A little more than five years ago, President Barack Obama addressed students and faculty at American University in Washington, D.C., about the Iran nuclear deal that had been recently agreed to.
Before getting sanctions relief, Iran has to take significant, concrete steps like removing centrifuges and getting rid of its stockpile. If Iran violates the agreement over the next decade, all of the sanctions can snap back into place. We won’t need the support of other members of the U.N. Security Council; America can trigger snapback on our own.
That was a lie. There never was an ironclad “snapback” provision, despite Obama’s promises. The so-called “snapback” sanctions provision in the agreement was “reinterpreted” by the UN Security Council so that America had to get the world’s permission for sanctions to be reimposed.
Of course, by the time the UN had taken up the agreement, the rest of the world had jumped at the chance to fund Iran’s economic recovery. Billions of dollars were invested in Iran by Germany, France, and Great Britain, who now had a commercial stake in seeing that the sanctions never “snapped back.”
Donald Trump decided to test Obama’s “snapback” provision at the UN this week. It didn’t go well.
Dian Triansyah Djani, who as Indonesia’s ambassador holds the rotating presidency for August, said that the Council would not be taking up the U.S. request, after objections from Russia, China and other members.

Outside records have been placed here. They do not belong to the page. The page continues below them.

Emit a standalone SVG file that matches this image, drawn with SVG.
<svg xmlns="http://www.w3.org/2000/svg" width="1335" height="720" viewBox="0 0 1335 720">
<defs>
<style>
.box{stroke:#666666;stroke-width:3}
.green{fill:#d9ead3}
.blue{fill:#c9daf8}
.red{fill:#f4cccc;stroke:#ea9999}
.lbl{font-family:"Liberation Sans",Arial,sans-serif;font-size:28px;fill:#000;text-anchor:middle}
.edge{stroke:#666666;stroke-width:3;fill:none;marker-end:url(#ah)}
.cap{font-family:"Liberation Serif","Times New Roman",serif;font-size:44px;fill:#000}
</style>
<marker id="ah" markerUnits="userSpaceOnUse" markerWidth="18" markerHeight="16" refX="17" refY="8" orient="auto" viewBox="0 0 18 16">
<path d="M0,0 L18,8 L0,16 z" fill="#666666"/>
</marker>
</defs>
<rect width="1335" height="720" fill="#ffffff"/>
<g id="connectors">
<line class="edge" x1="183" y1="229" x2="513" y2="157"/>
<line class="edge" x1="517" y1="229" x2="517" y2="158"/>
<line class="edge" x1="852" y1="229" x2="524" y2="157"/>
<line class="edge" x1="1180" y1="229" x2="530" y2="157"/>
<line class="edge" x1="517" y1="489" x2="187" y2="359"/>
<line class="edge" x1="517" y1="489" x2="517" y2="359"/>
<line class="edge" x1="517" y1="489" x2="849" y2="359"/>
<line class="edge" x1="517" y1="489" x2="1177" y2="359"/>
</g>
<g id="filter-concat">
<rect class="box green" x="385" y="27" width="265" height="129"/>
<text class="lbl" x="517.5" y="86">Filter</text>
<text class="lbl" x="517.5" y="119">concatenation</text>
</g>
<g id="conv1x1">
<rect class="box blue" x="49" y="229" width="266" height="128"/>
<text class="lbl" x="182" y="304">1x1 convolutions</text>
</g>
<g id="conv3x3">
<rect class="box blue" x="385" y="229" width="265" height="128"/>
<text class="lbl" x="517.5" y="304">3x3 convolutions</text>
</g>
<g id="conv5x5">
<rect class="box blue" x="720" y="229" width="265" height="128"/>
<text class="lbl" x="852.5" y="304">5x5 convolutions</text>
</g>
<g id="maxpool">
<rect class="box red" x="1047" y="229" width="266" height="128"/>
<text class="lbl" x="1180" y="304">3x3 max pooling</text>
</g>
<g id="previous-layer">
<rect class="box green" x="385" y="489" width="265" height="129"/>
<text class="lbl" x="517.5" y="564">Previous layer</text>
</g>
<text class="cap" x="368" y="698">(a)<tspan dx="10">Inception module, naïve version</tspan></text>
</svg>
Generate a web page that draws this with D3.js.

“Having contacted the members and received letters from many member countries it is clear to me that there is one member which has a particular position on the issues, while there are significant numbers of members who have contesting views.”
Because there is no consensus on the council, he would not be taking further action, Djani said.
The reason Obama’s lie was so damaging was that many in Congress who were wavering in their support for the deal relied on the “snapback” sanctions provision to sell the deal to the voters. It gave them political cover — exactly what the president and his advisors were hoping.
There is so much in the Iran deal that Obama solemnly told the American people was included, that wasn’t. Even before Trump took America out of the Iran nuclear deal, Russia was shipping enriched uranium back to Iran. The Iranians had their own interpretation of the agreement on installing advanced centrifuges. Yes, they removed most of the older models and replaced them with machines that were three times more efficient at enriching uranium.
The U.S. was angered at the UN response and vowed to keep the pressure on Iran.
“The Trump Administration has no fear in standing in limited company on this matter, in light of the unmistakable truth guiding our actions,” she said. “I only regret that other members of this Council have lost their way and now find themselves standing in the company of terrorists.”
She also said that groups like Hezbollah, the Houthi rebels in Yemen and the Maduro regime in Venezuela will benefit.
The nuclear deal with Iran was the biggest U.S. foreign policy blunder of the last 75 years. And if Iran becomes a nuclear power, it could become the most tragic mistake in history.